ESMA highlights changes needed for credit ratings compliance

The European Securities and Markets Authority (ESMA) has recommended a number of improvements to be made to credit ratings including a boost in transparency.

After publishing its Thematic Report on fees charged by Credit Rating Agencies (CRAs) and Trade Repositories (TRs), it found that pricing transparency of CRAs and their fee setting process need more work. They need to ensure that fees are non-discriminatory and are based on actual costs.

The report also did highlight several good practices implemented by CRAs and TRs around fee transparency, fee setting and costs monitoring.

While there are good procedures, the EBA stated more improvements are needed to costs’ recording and monitoring practices to show how fees are charged to users relate to the costs of providing the service.

Furthermore, ESMA stated CRAs must improve the access to and usability of credit ratings published on their websites.

Other recommendations included costs should be monitored by categories and at the same granularity as fee schedules, credit ratings published on websites can be accessed without limitation and pricing policies meet compliance.

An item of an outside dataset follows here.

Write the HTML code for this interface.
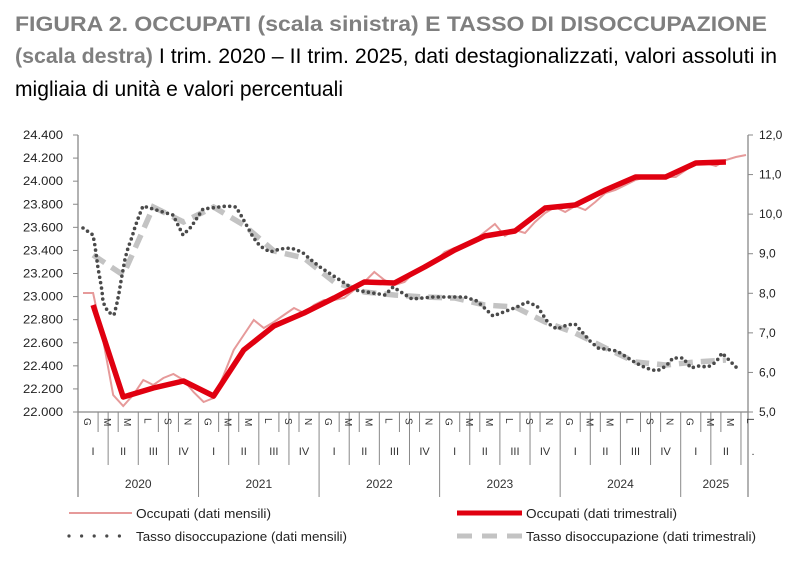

ESMA chair Steven Maijoor said, “CRAs and TRs have improved their practices regarding the transparency of fees charged and their fees setting and costs monitoring processes. However, further improvements are still needed regarding costs recording and monitoring as we expect all supervised firms to be able to demonstrate the fees charged are cost-based for CRAs and cost-related for TRs.

“Additionally, we expect CRAs to address outstanding issues around the accessibility and usability of their credit ratings. ESMA will continue to monitor supervised firms’ progress and practices in these areas to ensure consistent and compliant approaches that support investor protection and stable and orderly markets in the EU.”